Why does current remain constant in a series circuit although the rate at which they flow deceases due to the collisions they go through? [duplicate]

Question

I am really confused and frustrated as I can't figure this out. If someone could clear my doubt, I'd be really thankful.

According to my textbook current is the rate of flow of charge, it is directly proportional to voltage provided the resistance remains constant. So, when current which is basically electrons carrying electrical energy, when they pass through a resistor or lamp or any other electrical component, some electrical energy gets converted into thermal energy, so the electrical energy they carry is reduced, right? And as they pass through a component they undergo collisions with the atoms which causes their speed to reduce, they will travel slower and therefore pass through the resistor much slowly, so as its speed reduces the current should reduce?

As current is the rate of charge, it's rate will definitely reduce due to the collisions it will go through, right? I understand that the “amount” of electrons will remain same as everyone says, but current just isn't “flowing electrons” it's the rate at which they flow, so although the amount of electrons flowing remains same, their rate of flow decreases, so isn't the current supposed to be reduced rather than remain constant?

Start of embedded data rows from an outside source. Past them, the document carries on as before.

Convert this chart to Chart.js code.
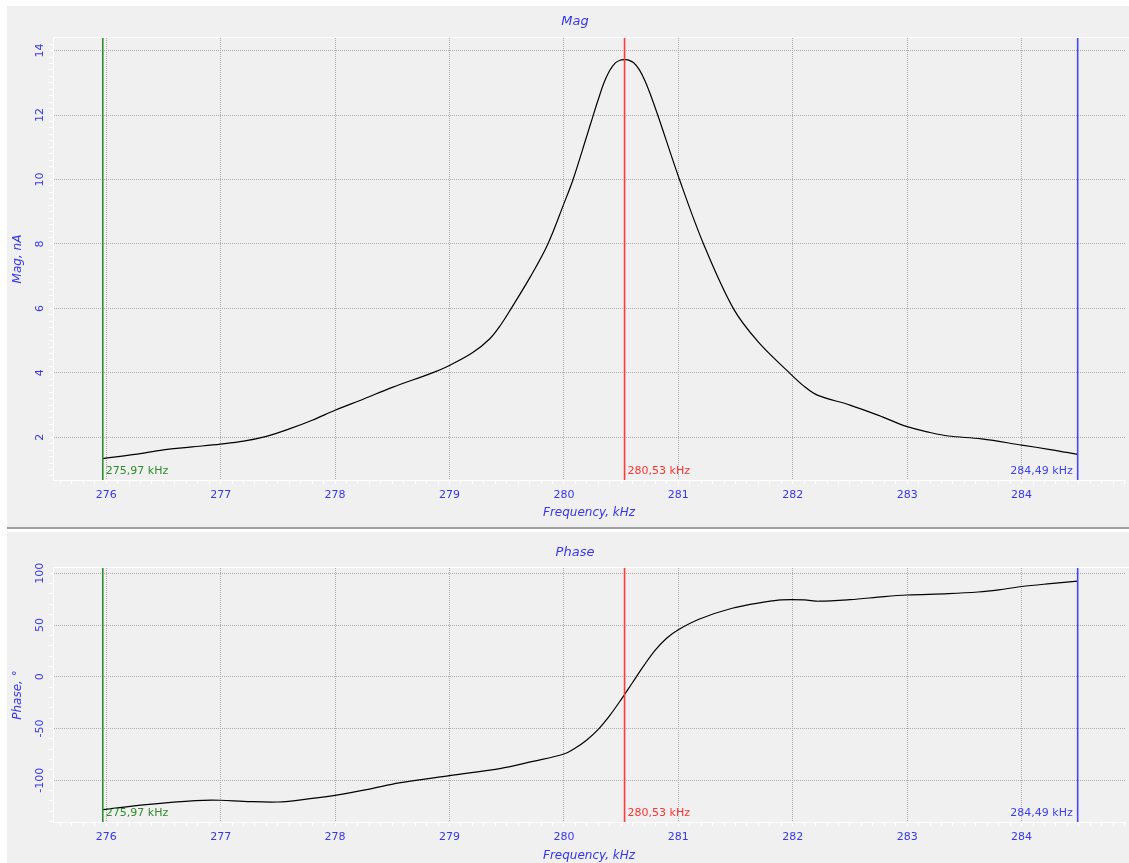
<!DOCTYPE html>
<html>
<head>
<meta charset="utf-8">
<title>Mag / Phase</title>
<script src="https://cdn.jsdelivr.net/npm/chart.js@4/dist/chart.umd.min.js"></script>
<style>
  html, body { margin: 0; padding: 0; background: #ffffff; width: 1129px; height: 863px; overflow: hidden; }
  .panel { position: absolute; left: 7px; width: 1122px; background: #f0f0f0; }
  #panelMag { top: 6px; height: 521px; }
  #panelPhase { top: 532px; height: 331px; }
  #split { position: absolute; left: 7px; top: 527px; width: 1122px; height: 2px; background: #a0a0a0; }
  canvas { display: block; }
</style>
</head>
<body>
<div class="panel" id="panelMag"><canvas id="magChart" width="1122" height="521"></canvas></div>
<div id="split"></div>
<div class="panel" id="panelPhase"><canvas id="phaseChart" width="1122" height="331"></canvas></div>

<script>
// Frequency sweep, kHz
const magFreq = [275.97, 276.25, 276.5, 276.75, 277.0, 277.2, 277.4, 277.6, 277.8, 278.0, 278.25, 278.5, 278.85, 279.0, 279.2, 279.35, 279.45, 279.54, 279.71, 279.86, 280.0, 280.08, 280.20, 280.25, 280.30, 280.35, 280.40, 280.45, 280.50, 280.53, 280.56, 280.61, 280.66, 280.71, 280.76, 280.82, 281.01, 281.22, 281.48, 281.7, 281.97, 282.1, 282.22, 282.5, 282.75, 283.0, 283.2, 283.36, 283.65, 284.0, 284.25, 284.49];
// Magnitude, nA
const magValues = [1.34, 1.47, 1.61, 1.70, 1.79, 1.88, 2.03, 2.26, 2.53, 2.84, 3.19, 3.55, 4.00, 4.23, 4.62, 5.05, 5.50, 6.00, 7.00, 8.00, 9.25, 10.00, 11.35, 11.92, 12.48, 13.00, 13.38, 13.62, 13.71, 13.72, 13.71, 13.62, 13.40, 13.05, 12.60, 12.00, 10.00, 8.00, 6.00, 4.95, 4.00, 3.58, 3.30, 3.00, 2.68, 2.33, 2.15, 2.04, 1.95, 1.76, 1.62, 1.47];

const phaseFreq = [275.97, 276.35, 276.78, 277.0, 277.2, 277.5, 277.8, 278.0, 278.3, 278.56, 279.0, 279.44, 279.73, 280.0, 280.1, 280.2, 280.3, 280.4, 280.5, 280.6, 280.7, 280.8, 280.9, 281.0, 281.18, 281.47, 281.76, 281.9, 282.1, 282.23, 282.5, 282.8, 283.0, 283.36, 283.62, 283.8, 284.0, 284.25, 284.49];
// Phase, degrees
const phaseValues = [-128.3, -123.5, -119.6, -119.3, -120.3, -121.0, -117.5, -114.5, -108.5, -102.5, -95.5, -88.7, -81.7, -74.6, -68.8, -61.0, -50.8, -37.5, -22.0, -5.5, 11.0, 26.0, 37.5, 45.5, 55.6, 66.2, 72.3, 74.3, 74.3, 73.0, 74.5, 77.5, 79.0, 80.3, 81.9, 84.0, 87.2, 90.0, 92.4];

// Cursor markers, kHz
const markerFreqs = [275.97, 280.53, 284.49];
const markerColors = ['#2f8f2f', '#ff3c3c', '#4646ff'];
const markerTextColors = ['#2e8a2e', '#ff3333', '#3f3ff5'];

// Axis ranges
const freqRange = [275.535, 284.905];
const magRange = [0.675, 14.39];
const phaseRange = [-140.3, 105.1];

const FONT = '"DejaVu Sans", "Liberation Sans", sans-serif';
const BLUE = '#3636f2';
const GRID = '#ababab';

function isMajor(v, step) {
  const q = v / step;
  return Math.abs(q - Math.round(q)) < 1e-6;
}

function markerLabel(f) {
  return f.toFixed(2).replace('.', ',') + ' kHz';
}

// Draws the panel caption, the upper frame edge and the cursor captions
const panelDecor = {
  id: 'panelDecor',
  afterDraw(chart, args, opts) {
    const { ctx, chartArea: a, scales } = chart;
    ctx.save();
    ctx.strokeStyle = '#ffffff';
    ctx.lineWidth = 1;
    ctx.beginPath();
    const ty = Math.round(a.top) - 0.5;
    ctx.moveTo(a.left, ty);
    ctx.lineTo(chart.width, ty);
    ctx.stroke();

    ctx.font = 'italic 13px ' + FONT;
    ctx.fillStyle = BLUE;
    ctx.textAlign = 'center';
    ctx.textBaseline = 'middle';
    ctx.fillText(opts.title, opts.titleX, opts.titleY);

    ctx.font = '11px ' + FONT;
    ctx.textBaseline = 'alphabetic';
    markerFreqs.forEach((f, i) => {
      const x = scales.x.getPixelForValue(f);
      const last = i === markerFreqs.length - 1;
      ctx.fillStyle = markerTextColors[i];
      ctx.textAlign = last ? 'right' : 'left';
      ctx.fillText(markerLabel(f), last ? x - 5 : x + 3, a.bottom - 6);
    });
    ctx.restore();
  }
};

function buildChart(id, opt) {
  const curve = opt.freq.map((f, i) => ({ x: f, y: opt.values[i] }));
  const markers = markerFreqs.map((f, i) => ({
    data: [{ x: f, y: opt.range[0] }, { x: f, y: opt.range[1] }],
    borderColor: markerColors[i],
    borderWidth: 1.6,
    pointRadius: 0,
    tension: 0,
    order: 0
  }));
  return new Chart(document.getElementById(id), {
    type: 'line',
    data: {
      datasets: [
        ...markers,
        {
          data: curve,
          borderColor: '#000000',
          borderWidth: 1.2,
          pointRadius: 0,
          tension: 0.35,
          order: 1
        }
      ]
    },
    plugins: [panelDecor],
    options: {
      responsive: false,
      animation: false,
      events: [],
      layout: { padding: { top: opt.top, right: 2, left: 0, bottom: 0 } },
      plugins: {
        legend: { display: false },
        tooltip: { enabled: false },
        panelDecor: { title: opt.title, titleX: 568, titleY: opt.titleY }
      },
      scales: {
        x: {
          type: 'linear',
          min: freqRange[0],
          max: freqRange[1],
          afterFit(s) { s.height = opt.xHeight; },
          border: { display: true, color: '#ffffff', width: 1, dash: [1, 1] },
          grid: {
            color: c => (c.tick && isMajor(c.tick.value, 1)) ? GRID : 'rgba(0,0,0,0)',
            tickColor: '#ffffff',
            tickLength: 4,
            lineWidth: 1
          },
          ticks: {
            stepSize: 0.1,
            includeBounds: false,
            autoSkip: false,
            minRotation: 0,
            maxRotation: 0,
            padding: 4.4,
            color: BLUE,
            font: { family: FONT, size: 11 },
            callback: v => isMajor(v, 1) ? String(Math.round(v)) : ''
          },
          title: {
            display: true,
            text: 'Frequency, kHz',
            color: BLUE,
            font: { family: FONT, size: 12, style: 'italic' },
            padding: { top: 0, bottom: opt.xTitlePad }
          }
        },
        y: {
          type: 'linear',
          min: opt.range[0],
          max: opt.range[1],
          afterFit(s) { s.width = 46; },
          border: { display: true, color: '#ffffff', width: 1, dash: [1, 1] },
          grid: {
            color: c => (c.tick && isMajor(c.tick.value, opt.major)) ? GRID : 'rgba(0,0,0,0)',
            tickColor: '#ffffff',
            tickLength: 4,
            lineWidth: 1
          },
          ticks: {
            stepSize: opt.minor,
            includeBounds: false,
            autoSkip: false,
            minRotation: 90,
            maxRotation: 90,
            crossAlign: 'center',
            padding: opt.yTickPad,
            color: BLUE,
            font: { family: FONT, size: 11 },
            callback: v => isMajor(v, opt.major) ? String(Math.round(v)) : ''
          },
          title: {
            display: true,
            text: opt.yTitle,
            color: BLUE,
            font: { family: FONT, size: 12, style: 'italic' },
            padding: { top: 3.5, bottom: 0 }
          }
        }
      }
    }
  });
}

buildChart('magChart', {
  freq: magFreq, values: magValues, range: magRange,
  major: 2, minor: 0.2, yTitle: 'Mag, nA', title: 'Mag',
  top: 32, titleY: 16, xHeight: 47, xTitlePad: 6.5, yTickPad: 2
});

buildChart('phaseChart', {
  freq: phaseFreq, values: phaseValues, range: phaseRange,
  major: 50, minor: 10, yTitle: 'Phase, \u00b0', title: 'Phase',
  top: 36, titleY: 20.5, xHeight: 41, xTitlePad: 0, yTickPad: -3.8
});
</script>
</body>
</html>
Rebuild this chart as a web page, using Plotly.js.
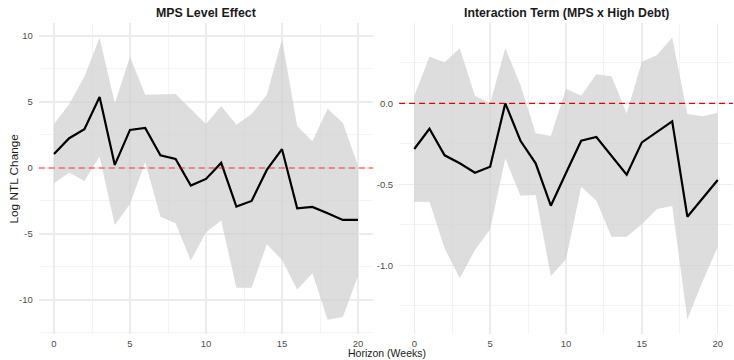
<!DOCTYPE html>
<html>
<head>
<meta charset="utf-8">
<script src="https://cdn.plot.ly/plotly-3.0.1.min.js"></script>
<style>html,body{margin:0;padding:0;background:#fff;}#chart{width:734px;height:360px;}</style>
</head>
<body>
<div id="chart"></div>
<script>
const horizon = [0,1,2,3,4,5,6,7,8,9,10,11,12,13,14,15,16,17,18,19,20];

// MPS Level Effect
const levelEst   = [1.06,2.25,2.93,5.38,0.23,2.88,3.03,0.96,0.68,-1.34,-0.83,0.38,-2.93,-2.5,-0.15,1.42,-3.06,-2.95,-3.43,-3.94,-3.94];
const levelUpper = [3.33,4.82,6.92,9.87,4.9,8.43,5.55,5.58,5.6,4.47,3.33,4.7,3.28,4.09,5.53,9.77,3.18,2.02,4.49,3.43,0.17];
const levelLower = [-1.16,-0.35,-0.98,0.86,-4.32,-2.73,0.43,-3.69,-4.19,-7.02,-4.87,-3.99,-9.07,-9.07,-5.78,-6.97,-9.2,-7.98,-11.5,-11.3,-8.18];

// Interaction Term (MPS x High Debt)
const interEst   = [-0.282,-0.157,-0.321,-0.37,-0.428,-0.391,0.0,-0.231,-0.37,-0.632,-0.43,-0.231,-0.208,-0.325,-0.44,-0.241,-0.177,-0.111,-0.70,-0.587,-0.473];
const interUpper = [0.047,0.288,0.253,0.34,0.047,0.0,0.34,0.113,-0.185,-0.202,0.09,0.047,0.179,0.167,-0.062,0.257,0.298,0.407,-0.066,-0.08,-0.058];
const interLower = [-0.609,-0.607,-0.895,-1.08,-0.905,-0.778,-0.34,-0.57,-0.566,-1.066,-0.963,-0.515,-0.601,-0.823,-0.823,-0.747,-0.652,-0.634,-1.333,-1.1,-0.885];

const panelTitles = ["MPS Level Effect", "Interaction Term (MPS x High Debt)"];
const xTitle = "Horizon (Weeks)";
const yTitle = "Log NTL Change";
const xTicks = [0,5,10,15,20];
const yTicksLeft = [-10,-5,0,5,10];
const yTicksRight = [-1.0,-0.5,0.0];

const W = 734, H = 360;
const px = v => v / W;
const py = v => 1 - v / H;

const bandFill = "rgba(205,205,205,0.68)";

function band(x, lo, hi, xa, ya) {
  return [
    {x: x, y: lo, xaxis: xa, yaxis: ya, type: "scatter", mode: "lines",
     line: {width: 0, color: "rgba(0,0,0,0)"}, hoverinfo: "skip", showlegend: false},
    {x: x, y: hi, xaxis: xa, yaxis: ya, type: "scatter", mode: "lines", fill: "tonexty",
     fillcolor: bandFill, line: {width: 0, color: "rgba(0,0,0,0)"}, hoverinfo: "skip", showlegend: false}
  ];
}

const traces = [
  ...band(horizon, levelLower, levelUpper, "x", "y"),
  {x: horizon, y: levelEst, xaxis: "x", yaxis: "y", type: "scatter", mode: "lines",
   line: {color: "#000", width: 2.2}, showlegend: false},
  ...band(horizon, interLower, interUpper, "x2", "y2"),
  {x: horizon, y: interEst, xaxis: "x2", yaxis: "y2", type: "scatter", mode: "lines",
   line: {color: "#000", width: 2.2}, showlegend: false}
];

const gridMajor = "#ececec", gridMinor = "#f4f4f4";
const FONT = "Liberation Sans, Arial, sans-serif";
const tickFont = {family: FONT, size: 9.5, color: "#4d4d4d"};

function xaxisCfg(domain) {
  return {domain: domain, range: [-1, 21], tickmode: "array", tickvals: xTicks, ticktext: xTicks.map(String),
    showgrid: true, gridcolor: gridMajor, gridwidth: 1.5, zeroline: false, showline: false,
    ticks: "", tickfont: tickFont, ticklabelstandoff: 2,
    minor: {tickmode: "array", tickvals: [2.5,7.5,12.5,17.5], showgrid: true, gridcolor: gridMinor, gridwidth: 1},
    fixedrange: true, automargin: false};
}
function yaxisCfg(anchor, range, tickvals, ticktext, minorVals) {
  return {domain: [py(334), py(23)], anchor: anchor, range: range, tickmode: "array", tickvals: tickvals, ticktext: ticktext,
    showgrid: true, gridcolor: gridMajor, gridwidth: 1.5, zeroline: false, showline: false,
    ticks: "", tickfont: tickFont, ticklabelstandoff: 5,
    minor: {tickmode: "array", tickvals: minorVals, showgrid: true, gridcolor: gridMinor, gridwidth: 1},
    fixedrange: true, automargin: false};
}

const layout = {
  width: W, height: H,
  margin: {l: 0, r: 0, t: 0, b: 0},
  paper_bgcolor: "#fff", plot_bgcolor: "#fff",
  showlegend: false,
  xaxis: xaxisCfg([px(38.8), px(373.2)]),
  yaxis: yaxisCfg("x", [-12.58, 10.98], yTicksLeft, yTicksLeft.map(String), [-12.5,-7.5,-2.5,2.5,7.5]),
  xaxis2: Object.assign(xaxisCfg([px(399.1), px(732.9)]), {anchor: "y2"}),
  yaxis2: yaxisCfg("x2", [-1.424, 0.496], yTicksRight, yTicksRight.map(v => v.toFixed(1)), [-1.25,-0.75,-0.25,0.25]),
  shapes: [
    {type: "line", xref: "x domain", yref: "y", x0: 0, x1: 1, y0: 0, y1: 0,
     line: {color: "rgba(255,0,0,0.5)", width: 1.6, dash: "6px,4px"}},
    {type: "line", xref: "x2 domain", yref: "y2", x0: 0, x1: 1, y0: 0, y1: 0,
     line: {color: "#e00000", width: 1.2, dash: "6px,4px"}}
  ],
  annotations: [
    {text: "<b>" + panelTitles[0] + "</b>", xref: "paper", yref: "paper", x: px(206), y: py(13),
     xanchor: "center", yanchor: "middle", showarrow: false,
     font: {family: FONT, size: 12.4, color: "#1a1a1a"}},
    {text: "<b>" + panelTitles[1] + "</b>", xref: "paper", yref: "paper", x: px(566), y: py(13),
     xanchor: "center", yanchor: "middle", showarrow: false,
     font: {family: FONT, size: 12.3, color: "#1a1a1a"}},
    {text: xTitle, xref: "paper", yref: "paper", x: px(386.5), y: 0,
     xanchor: "center", yanchor: "bottom", showarrow: false, borderpad: 0,
     font: {family: FONT, size: 10.5, color: "#1a1a1a"}},
    {text: yTitle, xref: "paper", yref: "paper", x: px(13), y: py(178.5), textangle: -90,
     xanchor: "center", yanchor: "middle", showarrow: false,
     font: {family: FONT, size: 11.8, color: "#1a1a1a"}}
  ]
};

Plotly.newPlot("chart", traces, layout, {staticPlot: true, displayModeBar: false});
</script>
</body>
</html>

I could be totally wrong but I haven't found any resource which gives me the answer to my question, everyone claims the amount of electron remains same (I agree) but no one refers to its rate. I am studying this entire chapter by myself so sorry if something I said tends to be wrong.

Answer 1

A lot of this question seems to be a duplicate of the above questions, but this part seemed to be novel to me.

So, when current which is basically electrons carrying electrical energy,when they pass through a resistor or lamp or any other electrical component some of the electrical energy gets converted into thermal energy,so the electrical energy they carry is reduced,right?

Actually, no, electrons do not carry the energy in a typical circuit. Instead, the energy is carried by the fields. Consider this, at typical currents the drift velocity is on the order of mm/s. If the electrons carried the energy then it would take at least several minutes between flipping a switch and a light bulb becoming energized and glowing. Instead, the fields move at nearly the speed of light, allowing the energy to travel much faster than the electrons.

as they pass through a component they undergo collisions with the atoms which causes their speed to reduce,they will travel slower

This doesn’t happen. While they are undergoing collisions in the Drude model they are also being accelerated by the fields. The net effect is that their average speed is constant. Again, the energy is supplied by the fields, and the fields are present throughout the circuit.

Answer 2

First, the rate at which electrons flow into the resistor must (in steady state) equal the rate at which electrons flow out of the resistor.

To see why this must be, consider the case that the flow into the resistor is greater than the flow out. If this were to happen, the number of excess electrons within the resistor would increase, i.e., the resistor would become increasingly negatively charged.

Now, what would be the effect of this building negative charge? This charge repels electrons and this would act to (1) decrease the flow of electrons into the resistor as well as (2) increase the flow of electrons out of the resistor.

In other words, if the rates into and out of the resistor were perturbed so that they don't match, the resulting build-up of electric charge within the resistor acts to make the rates equal again.

Section 7.1.2 in Griffiths' "Introduction to Electrodynamics, Fourth Edition" covers this:

Answer: If the current were not the same all the way around (for instance, during the first split second after the switch is closed), then charge would be piling up somewhere and - here's the crucial point - the electric field of this accumulating charge is in such a direction as to even out the flow.

Suppose, for instance, that the current into the bend in Fig. 7.8 is greater than the current out. Then charge piles up at the "knee", and this produces a field aiming away from the kink. This field opposes the current flowing in (slowing it down) and promotes the current flowing out (speeding it up) until these currents are equal, at which point there no further accumulation of charge, and equilibrium is established.

It's a beautiful system, automatically self-correcting to keep the current uniform, and it does all so quickly that, in practice, you can safely assume the current is the same all around the circuit.

Answer 3

Say, 10 charges flow through the wire per second, and suddenly they are slowed down at the resistor so only, say, 6 of them flow through the resistor per second. Where do the extra 4 charges per second go? They will have to wait "in queue" in front of the resistor. And every second 4 new ones arrive, so they accumulate and grow and grow in amount.

Soon, so many will have accumulated that their total repulsion will prevent any further charges from arriving. Only when there is room, will more charges be allowed in. So only when the 6 charges flow through per second, will 6 new ones be allowed in. Effectively, the incoming flow has balanced to match the outcoming flow.

The same happens on the other side or the resistor, just oppositely with missing charges instead of an excess of charges.

This idea that at steady state - when balance has been reached - inflow must equal outflow, is called Kirchhoff's current law.